• _Stored data_:
■ ■ ■ ■

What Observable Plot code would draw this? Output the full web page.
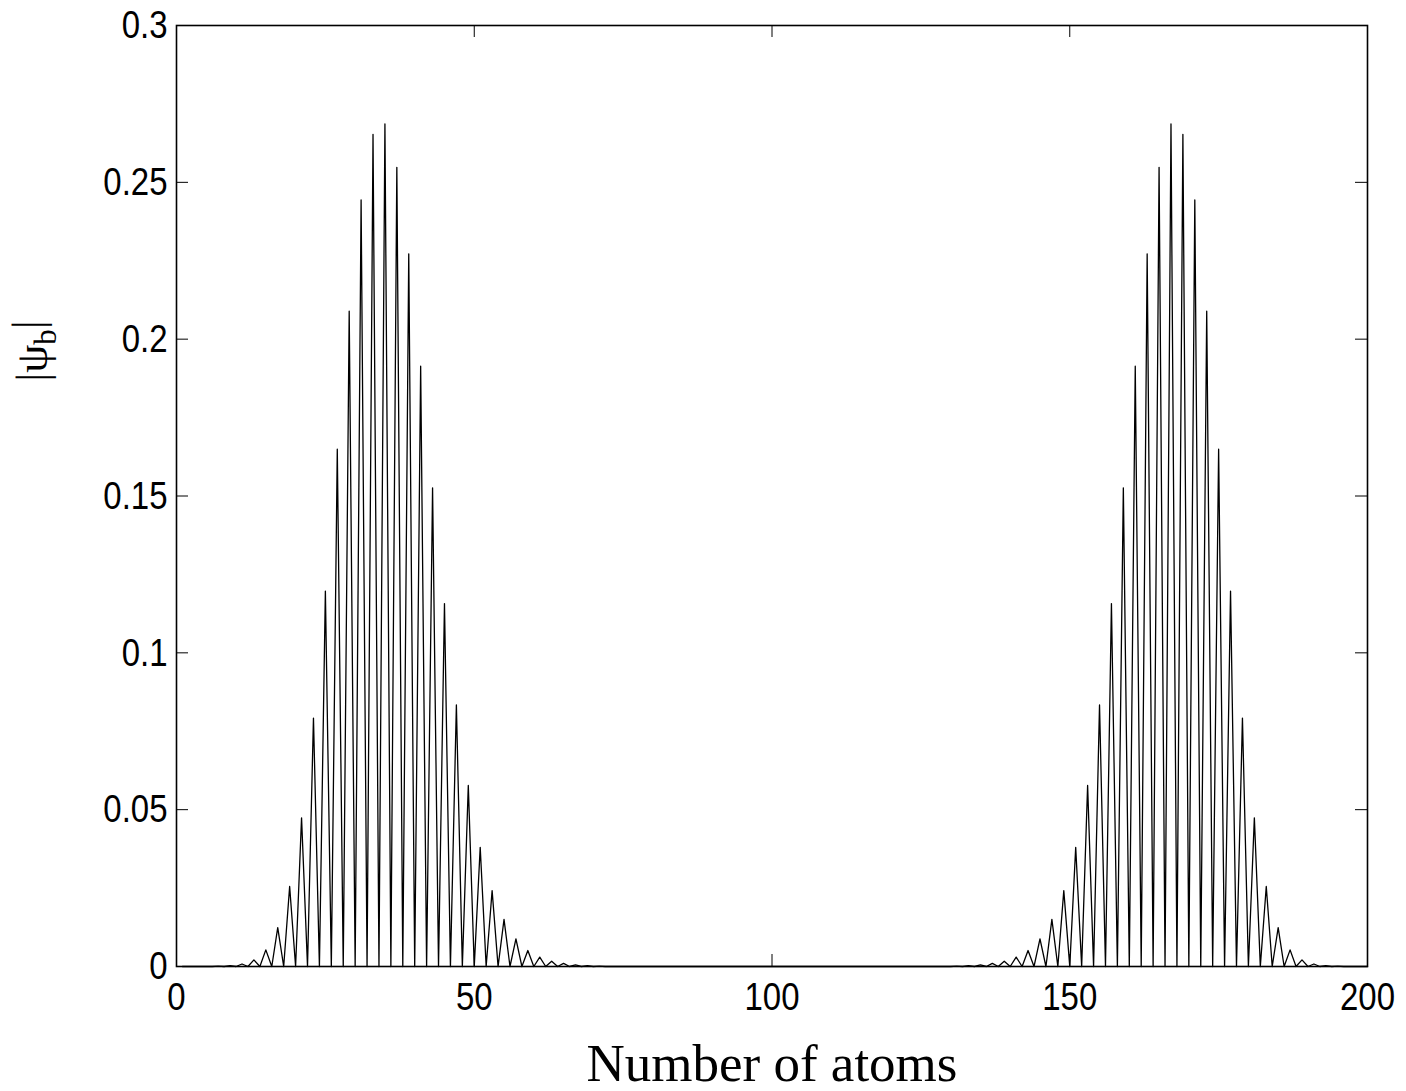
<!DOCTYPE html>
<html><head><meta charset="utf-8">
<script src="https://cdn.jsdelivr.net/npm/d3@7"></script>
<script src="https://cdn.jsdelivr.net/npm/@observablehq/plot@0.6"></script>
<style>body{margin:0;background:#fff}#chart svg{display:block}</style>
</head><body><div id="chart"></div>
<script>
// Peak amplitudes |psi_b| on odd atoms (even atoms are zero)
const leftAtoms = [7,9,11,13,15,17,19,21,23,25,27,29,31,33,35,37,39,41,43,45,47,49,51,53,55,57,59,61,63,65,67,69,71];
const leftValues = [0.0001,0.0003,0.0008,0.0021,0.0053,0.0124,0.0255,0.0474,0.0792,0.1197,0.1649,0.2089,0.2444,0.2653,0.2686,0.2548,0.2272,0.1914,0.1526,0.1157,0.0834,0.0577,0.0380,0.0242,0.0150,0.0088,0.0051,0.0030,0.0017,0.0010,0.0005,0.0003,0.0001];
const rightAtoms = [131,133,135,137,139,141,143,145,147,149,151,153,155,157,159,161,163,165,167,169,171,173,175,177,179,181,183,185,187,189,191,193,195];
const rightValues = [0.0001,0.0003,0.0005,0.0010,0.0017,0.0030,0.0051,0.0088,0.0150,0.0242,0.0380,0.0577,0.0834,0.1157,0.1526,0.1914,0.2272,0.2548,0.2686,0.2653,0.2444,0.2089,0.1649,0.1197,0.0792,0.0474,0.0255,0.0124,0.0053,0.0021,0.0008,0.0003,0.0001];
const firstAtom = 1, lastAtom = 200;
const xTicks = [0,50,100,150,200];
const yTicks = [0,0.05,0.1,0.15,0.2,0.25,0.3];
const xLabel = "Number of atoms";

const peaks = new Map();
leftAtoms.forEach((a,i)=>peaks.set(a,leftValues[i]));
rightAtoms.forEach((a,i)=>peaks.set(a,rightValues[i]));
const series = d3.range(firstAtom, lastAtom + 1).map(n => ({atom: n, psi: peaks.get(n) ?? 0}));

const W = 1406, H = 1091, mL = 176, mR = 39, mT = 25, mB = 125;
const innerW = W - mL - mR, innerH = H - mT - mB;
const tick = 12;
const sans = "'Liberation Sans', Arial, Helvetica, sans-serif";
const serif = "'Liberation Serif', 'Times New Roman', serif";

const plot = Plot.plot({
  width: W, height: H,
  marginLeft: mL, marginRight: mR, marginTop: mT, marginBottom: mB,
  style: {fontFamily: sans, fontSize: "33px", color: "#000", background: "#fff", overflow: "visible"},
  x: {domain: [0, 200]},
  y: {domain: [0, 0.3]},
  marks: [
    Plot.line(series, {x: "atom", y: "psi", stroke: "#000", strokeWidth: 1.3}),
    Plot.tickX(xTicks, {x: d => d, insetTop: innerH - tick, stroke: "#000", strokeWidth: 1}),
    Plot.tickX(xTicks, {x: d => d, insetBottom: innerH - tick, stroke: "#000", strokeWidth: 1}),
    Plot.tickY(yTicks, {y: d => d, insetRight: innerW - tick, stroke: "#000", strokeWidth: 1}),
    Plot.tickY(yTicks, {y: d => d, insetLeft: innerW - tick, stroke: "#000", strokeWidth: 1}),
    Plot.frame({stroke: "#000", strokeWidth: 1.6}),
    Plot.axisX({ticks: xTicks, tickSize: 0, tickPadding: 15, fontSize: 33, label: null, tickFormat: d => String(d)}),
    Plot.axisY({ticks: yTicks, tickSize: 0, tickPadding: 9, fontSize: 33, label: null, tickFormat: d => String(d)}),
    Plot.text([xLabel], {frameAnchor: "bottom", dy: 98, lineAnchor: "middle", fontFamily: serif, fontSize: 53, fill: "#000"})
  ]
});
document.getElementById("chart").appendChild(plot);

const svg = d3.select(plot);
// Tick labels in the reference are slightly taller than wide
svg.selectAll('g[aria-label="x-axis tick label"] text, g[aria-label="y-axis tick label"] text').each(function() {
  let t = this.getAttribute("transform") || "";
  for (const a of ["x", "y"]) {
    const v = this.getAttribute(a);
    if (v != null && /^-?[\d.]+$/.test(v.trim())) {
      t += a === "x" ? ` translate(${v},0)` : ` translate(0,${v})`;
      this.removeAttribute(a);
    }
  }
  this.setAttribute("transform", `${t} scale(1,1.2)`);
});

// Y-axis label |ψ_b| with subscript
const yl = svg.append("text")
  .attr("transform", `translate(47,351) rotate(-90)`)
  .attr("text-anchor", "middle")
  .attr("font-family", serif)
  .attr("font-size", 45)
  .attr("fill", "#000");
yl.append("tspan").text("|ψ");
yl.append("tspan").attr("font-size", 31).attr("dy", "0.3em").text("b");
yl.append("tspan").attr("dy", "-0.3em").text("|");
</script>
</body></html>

■ ■ ■ ■

• _Exercise directions_: Omit the pictures and output all of the other material exactly.

• _Full answer_:
What Observable Plot code would draw this? Output the full web page.
<!DOCTYPE html>
<html><head><meta charset="utf-8">
<script src="https://cdn.jsdelivr.net/npm/d3@7"></script>
<script src="https://cdn.jsdelivr.net/npm/@observablehq/plot@0.6"></script>
<style>body{margin:0;background:#fff}#chart svg{display:block}</style>
</head><body><div id="chart"></div>
<script>
// Peak amplitudes |psi_b| on odd atoms (even atoms are zero)
const leftAtoms = [7,9,11,13,15,17,19,21,23,25,27,29,31,33,35,37,39,41,43,45,47,49,51,53,55,57,59,61,63,65,67,69,71];
const leftValues = [0.0001,0.0003,0.0008,0.0021,0.0053,0.0124,0.0255,0.0474,0.0792,0.1197,0.1649,0.2089,0.2444,0.2653,0.2686,0.2548,0.2272,0.1914,0.1526,0.1157,0.0834,0.0577,0.0380,0.0242,0.0150,0.0088,0.0051,0.0030,0.0017,0.0010,0.0005,0.0003,0.0001];
const rightAtoms = [131,133,135,137,139,141,143,145,147,149,151,153,155,157,159,161,163,165,167,169,171,173,175,177,179,181,183,185,187,189,191,193,195];
const rightValues = [0.0001,0.0003,0.0005,0.0010,0.0017,0.0030,0.0051,0.0088,0.0150,0.0242,0.0380,0.0577,0.0834,0.1157,0.1526,0.1914,0.2272,0.2548,0.2686,0.2653,0.2444,0.2089,0.1649,0.1197,0.0792,0.0474,0.0255,0.0124,0.0053,0.0021,0.0008,0.0003,0.0001];
const firstAtom = 1, lastAtom = 200;
const xTicks = [0,50,100,150,200];
const yTicks = [0,0.05,0.1,0.15,0.2,0.25,0.3];
const xLabel = "Number of atoms";

const peaks = new Map();
leftAtoms.forEach((a,i)=>peaks.set(a,leftValues[i]));
rightAtoms.forEach((a,i)=>peaks.set(a,rightValues[i]));
const series = d3.range(firstAtom, lastAtom + 1).map(n => ({atom: n, psi: peaks.get(n) ?? 0}));

const W = 1406, H = 1091, mL = 176, mR = 39, mT = 25, mB = 125;
const innerW = W - mL - mR, innerH = H - mT - mB;
const tick = 12;
const sans = "'Liberation Sans', Arial, Helvetica, sans-serif";
const serif = "'Liberation Serif', 'Times New Roman', serif";

const plot = Plot.plot({
  width: W, height: H,
  marginLeft: mL, marginRight: mR, marginTop: mT, marginBottom: mB,
  style: {fontFamily: sans, fontSize: "33px", color: "#000", background: "#fff", overflow: "visible"},
  x: {domain: [0, 200]},
  y: {domain: [0, 0.3]},
  marks: [
    Plot.line(series, {x: "atom", y: "psi", stroke: "#000", strokeWidth: 1.3}),
    Plot.tickX(xTicks, {x: d => d, insetTop: innerH - tick, stroke: "#000", strokeWidth: 1}),
    Plot.tickX(xTicks, {x: d => d, insetBottom: innerH - tick, stroke: "#000", strokeWidth: 1}),
    Plot.tickY(yTicks, {y: d => d, insetRight: innerW - tick, stroke: "#000", strokeWidth: 1}),
    Plot.tickY(yTicks, {y: d => d, insetLeft: innerW - tick, stroke: "#000", strokeWidth: 1}),
    Plot.frame({stroke: "#000", strokeWidth: 1.6}),
    Plot.axisX({ticks: xTicks, tickSize: 0, tickPadding: 15, fontSize: 33, label: null, tickFormat: d => String(d)}),
    Plot.axisY({ticks: yTicks, tickSize: 0, tickPadding: 9, fontSize: 33, label: null, tickFormat: d => String(d)}),
    Plot.text([xLabel], {frameAnchor: "bottom", dy: 98, lineAnchor: "middle", fontFamily: serif, fontSize: 53, fill: "#000"})
  ]
});
document.getElementById("chart").appendChild(plot);

const svg = d3.select(plot);
// Tick labels in the reference are slightly taller than wide
svg.selectAll('g[aria-label="x-axis tick label"] text, g[aria-label="y-axis tick label"] text').each(function() {
  let t = this.getAttribute("transform") || "";
  for (const a of ["x", "y"]) {
    const v = this.getAttribute(a);
    if (v != null && /^-?[\d.]+$/.test(v.trim())) {
      t += a === "x" ? ` translate(${v},0)` : ` translate(0,${v})`;
      this.removeAttribute(a);
    }
  }
  this.setAttribute("transform", `${t} scale(1,1.2)`);
});

// Y-axis label |ψ_b| with subscript
const yl = svg.append("text")
  .attr("transform", `translate(47,351) rotate(-90)`)
  .attr("text-anchor", "middle")
  .attr("font-family", serif)
  .attr("font-size", 45)
  .attr("fill", "#000");
yl.append("tspan").text("|ψ");
yl.append("tspan").attr("font-size", 31).attr("dy", "0.3em").text("b");
yl.append("tspan").attr("dy", "-0.3em").text("|");
</script>
</body></html>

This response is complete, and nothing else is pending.